We present a challenging dataset, the TartanAir, for robot navigation task and more. The data is collected in photo-realistic simulation environments in the presence of various light conditions, weather and moving objects. By collecting data in simulation, we are able to obtain multi-modal sensor data and precise ground truth labels, including the stereo RGB image, depth image, segmentation, optical flow, camera poses, and LiDAR point cloud. We set up a large number of environments with various styles and scenes, covering challenging viewpoints and diverse motion patterns, which are difficult to achieve by using physical data collection platforms. In order to enable data collection in such large scale, we develop an automatic pipeline, including mapping, trajectory sampling, data processing, and data verification. We evaluate the impact of various factors on visual SLAM algorithms using our data. Results of state-of-the-art algorithms reveal that the visual SLAM problem is far from solved, methods that show good performance on established datasets such as KITTI don’t perform well in more difficult scenarios. Although we use the simulation, our goal is to push the limits of Visual SLAM algorithms in the real world by providing a challenging benchmark for testing new methods, as well as large diverse training data for learning-based methods.
The dataset is published using Azure Open Dataset platform. Please checkout here for the instruction of accessing the data.
Sample trajectories can be downloaded here.
Simultaneous Localization and Mapping (SLAM) is one of the most fundamental capabilities necessary for robots. Due to the ubiquitous availability of images, Visual SLAM (V-SLAM) has become an important component of many autonomous systems. Impressive progress has been made with both geometric-based methods and learning-based methods. However, developing robust and reliable SLAM methods for real-world applications is still a challenging problem. Real-life environments are full of difficult cases such as light changes or lack of illumination, dynamic objects, and texture-less scenes. Current popular benchmarks such as KITTI, TUM RGB-D SLAM datasets, and EuRoC MAV cover relatively limited scenarios and motion patterns compared to real-world cases.
We collect a large dataset using photo-realistic simulation environments. We minimize the sim2real gap by utilizing a large number of environments with various styles and diverse scenes. A special goal of our dataset is to focus on the challenging environments with changing light conditions, adverse weather, and dynamic objects. State-of-the-art SLAM algorithms are struggled in tracking the camera pose in our dataset and constantly getting lost on some challenging sequences. We propose a metric to evaluate the robustness of the algorithm. In addition, we develop an automatic data collection pipeline, which allows us to process more environments with minimum human intervention.
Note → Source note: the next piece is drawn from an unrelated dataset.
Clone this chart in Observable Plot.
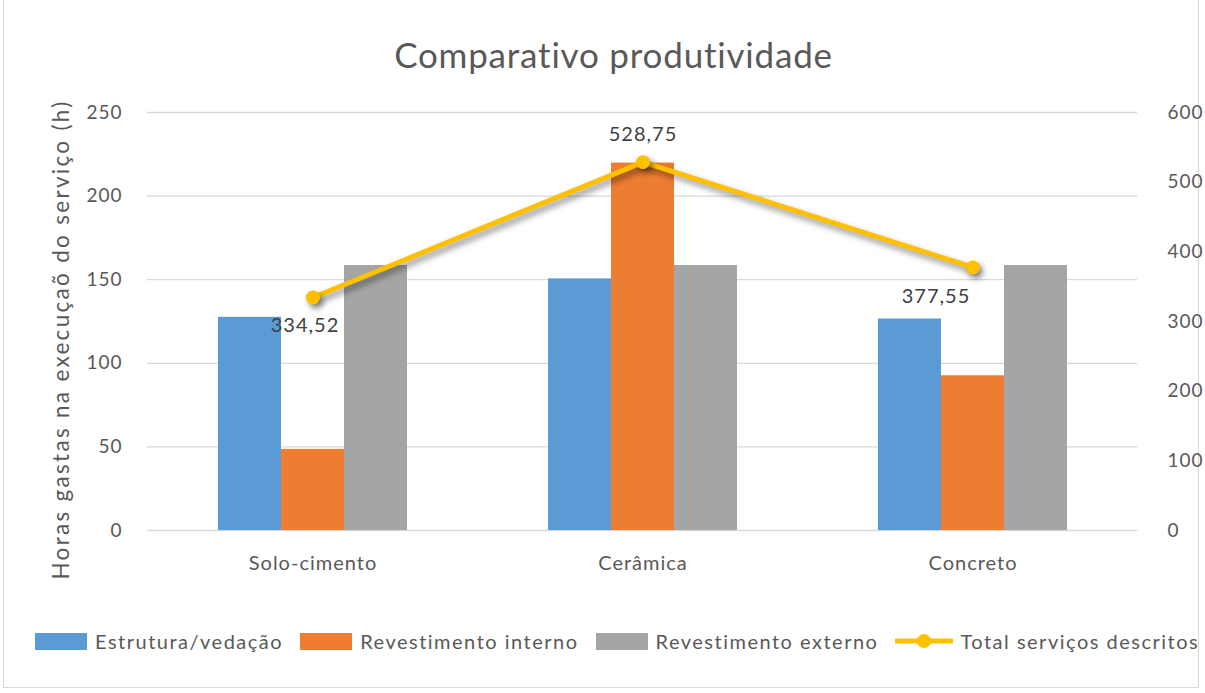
<!DOCTYPE html>
<html><head><meta charset="utf-8">
<script src="https://cdn.jsdelivr.net/npm/d3@7"></script>
<script src="https://cdn.jsdelivr.net/npm/@observablehq/plot@0.6"></script>
<style>
body{margin:0;background:#fff;font-family:Lato,"Open Sans",sans-serif;}
#wrap{position:relative;width:1205px;height:693px;overflow:hidden;}
#frame{position:absolute;left:3px;top:-2px;width:1196px;height:690px;border:1px solid #d9d9d9;box-sizing:border-box;}
#title{position:absolute;left:11px;width:1205px;top:33px;text-align:center;font-size:35px;letter-spacing:0.8px;color:#595959;}
#chart{position:absolute;left:0;top:0;}
#legend{position:absolute;left:35px;top:629px;display:flex;align-items:center;font-size:20px;letter-spacing:1.5px;color:#595959;white-space:nowrap;}
.sw{display:inline-block;width:52px;height:17px;margin-right:8px;}
.item{display:flex;align-items:center;margin-right:17px;}
svg text{letter-spacing:1px;}
svg text.ylab{letter-spacing:2.3px;}
</style></head>
<body><div id="wrap"><div id="frame"></div><div id="chart"></div><div id="title">Comparativo produtividade</div><div id="legend"></div></div>
<script>
const categories = ["Solo-cimento", "Cerâmica", "Concreto"];
const estrutura = [127.5, 150.5, 126.5];
const revInterno = [48.52, 219.75, 92.55];
const revExterno = [158.5, 158.5, 158.5];
const totals = [334.52, 528.75, 377.55];
const totalLabels = ["334,52", "528,75", "377,55"];
const seriesNames = ["Estrutura/vedação", "Revestimento interno", "Revestimento externo", "Total serviços descritos"];
const colors = ["#5B9BD5", "#ED7D31", "#A5A5A5", "#FFC000"];
const leftTicks = [0, 50, 100, 150, 200, 250];
const rightTicks = [0, 100, 200, 300, 400, 500, 600];
const leftMax = 250, rightMax = 600;
const k = leftMax / rightMax;
const yTitle = "Horas gastas na execuçaõ do serviço (h)";

const bw = 63;
const pInner = 1 - bw / 330;
const labelOffsets = [{dx: -8, dy: 28}, {dx: 0, dy: -28}, {dx: -37, dy: 29}];

const svg = Plot.plot({
  width: 1205, height: 600,
  marginTop: 112, marginBottom: 70, marginLeft: 147, marginRight: 68,
  style: {fontFamily: "Lato, 'Open Sans', sans-serif", fontSize: "19px", color: "#595959", background: "transparent"},
  x: {domain: categories, paddingInner: pInner, paddingOuter: pInner / 2, label: null},
  y: {domain: [0, leftMax], label: null},
  marks: [
    Plot.gridY(leftTicks, {stroke: "#D9D9D9", strokeOpacity: 1, strokeWidth: 1.3}),
    Plot.axisY({ticks: leftTicks, tickSize: 0, tickPadding: 25, label: null, fontSize: 19}),
    Plot.axisY({anchor: "right", ticks: rightTicks.map(v => v * k), tickFormat: d => String(Math.round(d / k)), tickSize: 0, tickPadding: 30, label: null, fontSize: 19}),
    Plot.axisX({tickSize: 0, tickPadding: 25, fontSize: 20}),
    Plot.text([yTitle], {frameAnchor: "left", textAnchor: "middle", rotate: -90, dx: -86, dy: 18, fontSize: 22.5, fill: "#595959"}),
    Plot.barY(estrutura, {x: categories, y: estrutura, fill: colors[0], dx: -bw}),
    Plot.barY(revInterno, {x: categories, y: revInterno, fill: colors[1], dx: 0}),
    Plot.barY(revExterno, {x: categories, y: revExterno, fill: colors[2], dx: bw}),
    Plot.line(totals, {x: categories, y: totals.map(t => t * k), stroke: colors[3], strokeWidth: 5}),
    Plot.dot(totals, {x: categories, y: totals.map(t => t * k), fill: colors[3], r: 7}),
    ...categories.map((c, i) => Plot.text([totalLabels[i]], {x: [c], y: [totals[i] * k], text: d => d, dx: labelOffsets[i].dx, dy: labelOffsets[i].dy, fontSize: 20, fill: "#404040"}))
  ]
});
document.getElementById("chart").appendChild(svg);
svg.querySelectorAll('g[aria-label="line"], g[aria-label="dot"]').forEach(g => g.style.filter = "drop-shadow(3px 4px 3px rgba(0,0,0,0.45))");
svg.querySelectorAll('text').forEach(t => { if (t.textContent === yTitle) t.classList.add("ylab"); });

const legend = document.getElementById("legend");
seriesNames.forEach((n, i) => {
  const it = document.createElement("div"); it.className = "item";
  if (i < 3) {
    it.innerHTML = `<span class="sw" style="background:${colors[i]}"></span><span>${n}</span>`;
  } else {
    it.innerHTML = `<svg width="58" height="20" style="margin-right:7px"><line x1="0" y1="10" x2="58" y2="10" stroke="${colors[3]}" stroke-width="5"/><circle cx="29" cy="10" r="7" fill="${colors[3]}"/></svg><span>${n}</span>`;
  }
  legend.appendChild(it);
});
</script></body></html>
The four most important features of our dataset are:
- Large size diverse realistic data
- Multimodal ground truth labels
- Diversity of motion patterns
- Challenging Scenes
We have adopted 30 photo-realistic simulation environments in the Unreal Engine. The environments provide us a wide range of scenarios that cover many interesting yet challenging situations. The simulation scenes consist of
- Indoor and outdoor scenes with detailed 3D objects. We have multi-room, richly decorated indoor environments. For outdoor simulations, there are various kinds of buildings, trees, terrains, and landscapes.
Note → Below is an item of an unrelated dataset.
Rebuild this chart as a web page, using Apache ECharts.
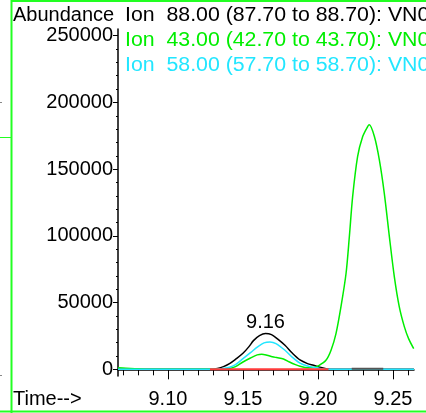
<!DOCTYPE html>
<html><head><meta charset="utf-8">
<script src="https://cdn.jsdelivr.net/npm/echarts@6/dist/echarts.min.js"></script>
<style>html,body{margin:0;padding:0;background:#fff}#c{width:426px;height:413px}</style>
</head><body><div id="c"></div>
<script>
// ---- data ----
const tBlack = [9.0667, 9.128, 9.133, 9.137, 9.1413, 9.145, 9.150, 9.154, 9.157, 9.161, 9.165, 9.169, 9.173, 9.178, 9.183, 9.188, 9.193, 9.197, 9.201, 9.206, 9.211, 9.264];
const vBlack = [0, 0, 700, 2000, 4500, 7500, 12000, 17000, 21500, 25200, 26800, 26000, 22800, 18000, 12000, 7000, 4300, 3000, 1600, 300, 0, 0];

const tCyan = [9.0667, 9.130, 9.135, 9.141, 9.145, 9.150, 9.155, 9.160, 9.164, 9.168, 9.172, 9.178, 9.183, 9.188, 9.193, 9.197, 9.202, 9.207, 9.264];
const vCyan = [0, 0, 400, 1500, 3500, 8000, 12500, 17000, 19800, 20500, 19300, 14300, 9000, 4700, 2500, 1500, 500, 0, 0];

const tGreen = [9.0667, 9.072, 9.080, 9.090, 9.132, 9.137, 9.141, 9.145, 9.150, 9.155, 9.1595, 9.1625, 9.166, 9.1695, 9.1725, 9.177, 9.181, 9.185, 9.188, 9.193, 9.197, 9.2005, 9.2053, 9.2087, 9.212, 9.2153, 9.2187, 9.2209, 9.2231, 9.2264, 9.2298, 9.2331, 9.2342, 9.2376, 9.2409, 9.2442, 9.2476, 9.2509, 9.2542, 9.2576, 9.2604, 9.2638];
const vGreen = [1200, 900, 400, 0, 0, 300, 700, 2000, 5500, 8500, 10800, 11300, 10600, 9500, 8800, 7800, 5500, 3500, 2300, 1200, 1300, 2800, 6750, 14300, 26800, 46800, 71800, 99300, 129400, 159400, 174400, 181900, 183200, 174400, 156900, 131900, 99300, 69300, 46800, 31800, 23000, 15500];

const tRed = [9.128, 9.207];
const vRed = [0, 0];
const tGray = [9.2225, 9.2435];
const vGray = [400, 400];

const yTicks = [0, 50000, 100000, 150000, 200000, 250000];
const yMinor = [10000,20000,30000,40000,60000,70000,80000,90000,110000,120000,130000,140000,160000,170000,180000,190000,210000,220000,230000,240000];
const xTicks = [9.10, 9.15, 9.20, 9.25];
const xMinor = [9.07,9.08,9.09,9.10,9.11,9.12,9.13,9.14,9.15,9.16,9.17,9.18,9.19,9.20,9.21,9.22,9.23,9.24,9.25,9.26];

const legendLines = [
  ['Ion  88.00 (87.70 to 88.70): VN0', '#000000'],
  ['Ion  43.00 (42.70 to 43.70): VN0', '#00ee00'],
  ['Ion  58.00 (57.70 to 58.70): VN0', '#22e6ff']
];
const peakLabel = '9.16';

// ---- chart ----
const FONT = 'Liberation Sans, Arial, sans-serif';
const zip = (t, v) => t.map((x, i) => [x, v[i]]);
const chart = echarts.init(document.getElementById('c'), null, {renderer: 'canvas'});

const mkLine = (name, t, v, color, width, z) => ({
  name, type: 'line', data: zip(t, v), showSymbol: false, symbol: 'none',
  smooth: 0.3, lineStyle: {color, width}, itemStyle: {color}, z, animation: false
});

const blackSeries = mkLine('Ion 88', tBlack, vBlack, '#000000', 1.5, 3);
blackSeries.markPoint = {
  symbol: 'circle', symbolSize: 1, itemStyle: {color: 'rgba(0,0,0,0)'},
  label: {show: true, position: 'top', distance: 1, formatter: peakLabel, fontSize: 20, fontFamily: FONT, color: '#000'},
  data: [{coord: [9.165, 26800]}], animation: false
};

const txt = (text, x, y, color, sx) => ({
  type: 'text', x, y, scaleX: sx || 1, silent: true,
  style: {text, x: 0, y: 0, fill: color, font: '20px ' + FONT, textAlign: 'left', textVerticalAlign: 'middle'}
});

const frame = '#22ff22';
chart.setOption({
  animation: false,
  backgroundColor: '#ffffff',
  grid: {left: 118, right: 12, top: 29, bottom: 37, containLabel: false},
  xAxis: [{
    type: 'value', min: 9.0667, max: 9.264, position: 'bottom',
    axisLine: {show: true, lineStyle: {color: '#000', width: 1.5}},
    axisTick: {show: true, inside: false, length: 10, customValues: xTicks, lineStyle: {color: '#000', width: 1}},
    axisLabel: {show: true, customValues: xTicks, margin: 13, fontSize: 20, fontFamily: FONT, color: '#000', formatter: v => v.toFixed(2)},
    splitLine: {show: false}
  }, {
    type: 'value', min: 9.0667, max: 9.264, position: 'bottom',
    axisLine: {show: false},
    axisTick: {show: true, length: 6, customValues: xMinor, lineStyle: {color: '#000', width: 1}},
    axisLabel: {show: false},
    splitLine: {show: false}
  }],
  yAxis: [{
    type: 'value', min: -5000, max: 255000, position: 'left',
    axisLine: {show: true, lineStyle: {color: '#000', width: 1.5}},
    axisTick: {show: true, length: 5, customValues: yTicks, lineStyle: {color: '#000', width: 1}},
    axisLabel: {show: true, customValues: yTicks, margin: 5, fontSize: 20, fontFamily: FONT, color: '#000', formatter: v => String(Math.round(v))},
    splitLine: {show: false}
  }, {
    type: 'value', min: -5000, max: 255000, position: 'left',
    axisLine: {show: false},
    axisTick: {show: true, length: 2, customValues: yMinor, lineStyle: {color: '#000', width: 1}},
    axisLabel: {show: false},
    splitLine: {show: false}
  }],
  series: [
    blackSeries,
    mkLine('Ion 43', tGreen, vGreen, '#00ee00', 1.5, 4),
    mkLine('Ion 58', tCyan, vCyan, '#22e6ff', 1.5, 5),
    mkLine('gray', tGray, vGray, '#555555', 2, 6),
    mkLine('baseline', tRed, vRed, '#ff3b3b', 2, 7)
  ],
  graphic: [
    {type: 'line', silent: true, shape: {x1: 11.5, y1: 0, x2: 11.5, y2: 413}, style: {stroke: frame, lineWidth: 2}},
    {type: 'line', silent: true, shape: {x1: 11, y1: 1, x2: 426, y2: 1}, style: {stroke: frame, lineWidth: 2}},
    {type: 'line', silent: true, shape: {x1: 0, y1: 411.5, x2: 426, y2: 411.5}, style: {stroke: frame, lineWidth: 2}},
    {type: 'line', silent: true, shape: {x1: 0, y1: 137.5, x2: 11, y2: 137.5}, style: {stroke: frame, lineWidth: 1}},
    {type: 'line', silent: true, shape: {x1: 0, y1: 102.5, x2: 2, y2: 102.5}, style: {stroke: '#888', lineWidth: 1}},
    {type: 'line', silent: true, shape: {x1: 0, y1: 375.5, x2: 2, y2: 375.5}, style: {stroke: '#888', lineWidth: 1}},
    txt('Abundance', 13, 15.5, '#000'),
    txt(legendLines[0][0], 125, 15.5, legendLines[0][1], 1.065),
    txt(legendLines[1][0], 125, 40.5, legendLines[1][1], 1.065),
    txt(legendLines[2][0], 125, 65.5, legendLines[2][1], 1.065),
    txt('Time-->', 13, 399.5, '#000')
  ]
});
</script>
</body></html>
- Special purpose facilities and ordinary household scenes.
- Rural and urban scenes.
- Real-life and sci-fi scenes.
Challenging visual effects
In some simulations, we simulated multiple types of challenging visual effects.
- Hard lighting conditions. Day-night alternating. Low-lighting. Rapidly changing illuminations.
- Weather effects. Clear, raining, snowing, windy, and fog.
- Seasonal change.
Diverse ego motions
In each simulated environment, we gather data by following multiple routes and making movements with different levels of aggressiveness. The virtual camera can move slowly and smoothly without sudden jittering actions. Or it can have intensive and violent actions mixed with significant rolling and yaw motions.
Multimodal ground truth labels
By unleashing the power of the Unreal Engine and AirSim, we can extract various types of ground truth labels including depth, semantic segmentation tag, and camera pose. From the extracted raw data, we further compute other ground truth labels such as optical flow, stereo disparity, simulated multi-line LiDAR points, and simulated IMU readings.
Data acquisition pipeline
We develop a highly automated pipe-line to facilitate data acquisition. For each environment, we build an occupancy map by incremental mapping. Base on the map, we then sample a bunch of trajectories for the virtual camera to follow. A set of virtual cameras follow the trajectories to capture raw data from Unreal Engine and AirSim. Raw data are processed to generate labels such as optical flow, stereo disparity, simulated LiDAR points, and simualated IMU readings. Data verification. Verify the data synchronization and the accuracy of the derived labels.